No es lo que nos pasa, es cómo lo vivimos, la película que nos montemos con la ilusión que lo aderece

La rutina nos marchita, del mismo modo que nos tranquiliza. Decía un proverbio oriental que ojalá los dioses nos libraran de períodos interesantes, y así es. Lo que nos revuelve y nos intranquiliza también nos pone en guardia, con los poros y los ojos abiertos de par en par. La vida sigue y, más allá de la suerte de encontrarte en escenarios mejores o peores, cierto es que no es necesario tener grandes ambiciones para encontrar ilusiones a nuestro alcance, aunque sean low cost.

No pretendo ser simplista y caer en el tópico de agradecer que estamos vivos, celebrar la salud mientras dure, aunque sean constantes que nos repiten los mayores. Somos seres egoístas y tontos, inconscientes de mucho de lo bueno que nos toca, descubriéndolo únicamente cuando lo perdemos. Así somos. Sin embargo, nos queda el recurso de atender al súbito ataque de la ilusión, ese calorcito que puede aparecer disfrazado con los trajes más dispares.

Una entrada de ese concierto en la mano, esa última curva que desvela el mar tras el desierto, cuando te sabes descubierta en los ojos de otro y no sabes qué más, cuando piensas en el alicatado particular de tu castillo en el aire y crees tener una nueva idea trasnochada que te hace sonreír, cuando deberías pensar en la jubilación y no dejan de ocurrírsete proyectos que parecen desacabellados a los hombres grises, cuando lees algo que escribiste y te gusta tanto que dudas que sea tuyo y te hace ponerte a escribir de nuevo, cuando logras ver que, puede ser, que eso que te tortura tenga un fin, cuando pasaron los días y te descubres a ti misma después de haberte diluido en una pareja ya archivada. Son continuos reseteos de nuestro sistema que te enfrentan a ese vértigo del puede ser, del por qué no, hasta que dejen de estar y vuelvan a ser sustituidos por otros. Ese es nuestro verdadero trabajo, reponerlos sin fin y sin más objetivo que darnos forma y ganas. Eso es lo que somos, lo que no aparece en los currículos ni en nuestra ficha médica.
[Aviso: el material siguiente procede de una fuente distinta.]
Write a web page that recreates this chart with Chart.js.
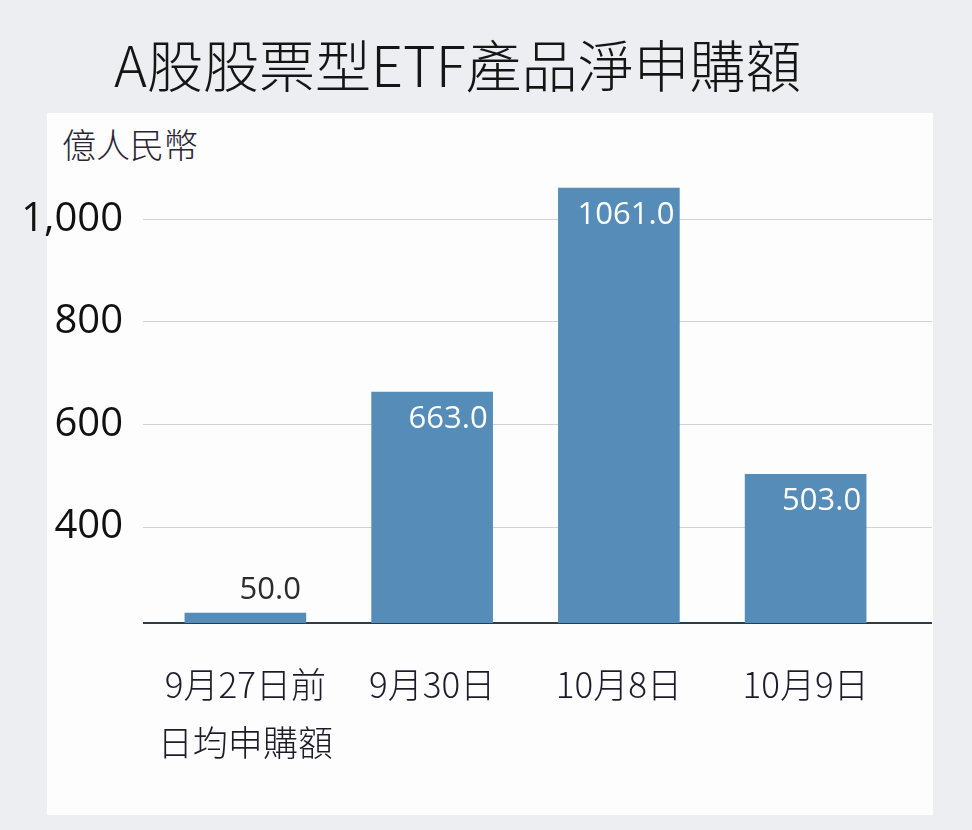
<!DOCTYPE html>
<html lang="zh-Hant">
<head>
<meta charset="utf-8">
<title>A股股票型ETF產品淨申購額</title>
<script src="https://cdn.jsdelivr.net/npm/chart.js@4.4.1/dist/chart.umd.min.js"></script>
<style>
  body { margin: 0; background: #eceef1; }
  #wrap { position: relative; width: 972px; height: 830px; overflow: hidden; }
  #panel { position: absolute; left: 47px; top: 113px; width: 886px; height: 702px; background: #fdfdfe; }
  #title { position: absolute; left: 114px; top: 35px; font: 300 56px "Noto Sans CJK TC", sans-serif; color: #151515; line-height: 1; white-space: nowrap; }
  #unit { position: absolute; left: 62px; top: 127px; font: 300 34px "Noto Sans CJK TC", sans-serif; color: #2a2433; line-height: 1; }
  canvas { position: absolute; left: 0; top: 0; }
</style>
</head>
<body>
<div id="wrap">
  <div id="panel"></div>
  <div id="title">A股股票型ETF產品淨申購額</div>
  <div id="unit">億人民幣</div>
  <canvas id="chart" width="972" height="830"></canvas>
</div>
<script>
// datos
const categories = [['9月27日前', '日均申購額'], '9月30日', '10月8日', '10月9日'];
const netSubscription = [50.0, 663.0, 1061.0, 503.0];
const yTicks = [400, 600, 800, 1000];

const gridColor = '#cfd3d9';
const axisColor = '#343a42';

// rótulos dos valores: dentro da barra (branco) ou acima dela se a barra é baixa
const barLabels = {
    id: 'barLabels',
    afterDatasetsDraw(chart) {
        const ctx = chart.ctx;
        const bottom = chart.chartArea.bottom;
        ctx.save();
        ctx.font = '31px "Open Sans", sans-serif';
        ctx.textAlign = 'right';
        ctx.textBaseline = 'middle';
        chart.getDatasetMeta(0).data.forEach((bar, i) => {
            const text = netSubscription[i].toFixed(1);
            const right = bar.x + bar.width / 2 - 5;
            const height = Math.min(bar.base, bottom) - bar.y;
            if (height > 45) {
                ctx.fillStyle = '#ffffff';
                ctx.fillText(text, right, bar.y + 27);
            } else {
                ctx.fillStyle = '#2b2b2b';
                ctx.fillText(text, right, bar.y - 23);
            }
        });
        ctx.restore();
    }
};

// as linhas de grade do original passam um pouco das barras, até a borda do painel
const extendRules = {
    id: 'extendRules',
    beforeDatasetsDraw(chart) {
        const { ctx, chartArea, scales } = chart;
        const x0 = chartArea.left - 9;
        const x1 = chartArea.right + 33;
        ctx.save();
        ctx.strokeStyle = gridColor;
        ctx.lineWidth = 1;
        scales.y.ticks.forEach(t => {
            const py = Math.round(scales.y.getPixelForValue(t.value) - 0.5) + 0.5;
            ctx.beginPath();
            ctx.moveTo(x0, py);
            ctx.lineTo(x1, py);
            ctx.stroke();
        });
        ctx.strokeStyle = axisColor;
        ctx.lineWidth = 2;
        ctx.beginPath();
        ctx.moveTo(x0, chartArea.bottom);
        ctx.lineTo(x1, chartArea.bottom);
        ctx.stroke();
        ctx.restore();
    }
};

new Chart(document.getElementById('chart'), {
    type: 'bar',
    data: {
        labels: categories,
        datasets: [{
            label: '淨申購額',
            data: netSubscription,
            backgroundColor: '#568db8',
            barThickness: 121,
            // o eixo do original é cortado abaixo de 400; a primeira barra fica
            // abaixo do piso e aparece só como uma faixa fina sobre a linha base
            base: 40,
            minBarLength: 10,
            clip: 0
        }]
    },
    options: {
        responsive: false,
        animation: false,
        layout: { padding: { left: 0, right: 73, top: 168, bottom: 0 } },
        plugins: {
            legend: { display: false },
            tooltip: { enabled: false }
        },
        scales: {
            x: {
                afterFit: scale => { scale.height = 207; },
                grid: { display: false, drawTicks: false },
                border: { display: true, color: axisColor, width: 2 },
                ticks: {
                    padding: 33,
                    color: '#1e1b28',
                    maxRotation: 0,
                    autoSkip: false,
                    font: { family: '"Noto Sans CJK TC", sans-serif', size: 35, weight: 300, lineHeight: 1.65 }
                }
            },
            y: {
                min: 213,
                max: 1100,
                afterBuildTicks: scale => { scale.ticks = yTicks.map(v => ({ value: v })); },
                afterFit: scale => { scale.width = 152; },
                grid: { color: gridColor, lineWidth: 1, drawTicks: false },
                border: { display: false },
                ticks: {
                    padding: 29,
                    color: '#111111',
                    font: { family: '"Open Sans", sans-serif', size: 40 },
                    callback: v => v.toLocaleString('en-US')
                }
            }
        }
    },
    plugins: [extendRules, barLabels]
});
</script>
</body>
</html>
No es lo que nos pasa, es cómo lo vivimos, la película que nos montemos con la ilusión que lo aderece. Tengo ejemplos a mi alrededor de personas de edad que la derrochan a un ritmo que ya quisieran los jóvenes. También he visto cómo se apagaba la menor ilusión dando entrada al inicio del fin. No es el secreto de nada, pero también es una verdad irrefutable. Decía Clint Eastwood cuando le preguntaron sobre su productividad inusitada teniendo en cuenta su edad que "cuando me levanto, no dejo entrar al viejo". Una vez que lo hace, se apagan las chispitas y se cambia definitivamente de pantalla. Se mueren las ilusiones. En plural, porque son diversas, muchas sin valor reseñable, pero todas válidas por el mero hecho de existir.

Hoy he decidido volver a poner música alta, bailar por mi salón y escribir este texto, como búsqueda de un poco de gasolina a estos días grises en el sentir y, por fin, grises en el cielo. Alguien cercano se ha encendido uno de esos fósforos que no sabemos cuánto durará, pero hoy brilla. Así que aprovechemos la ocasión y contagiémonos. Como diría La Casa Azul, "empezar a respirar, y volver a lo normal. Retornar a la belleza de las cosas inconexas y al amor".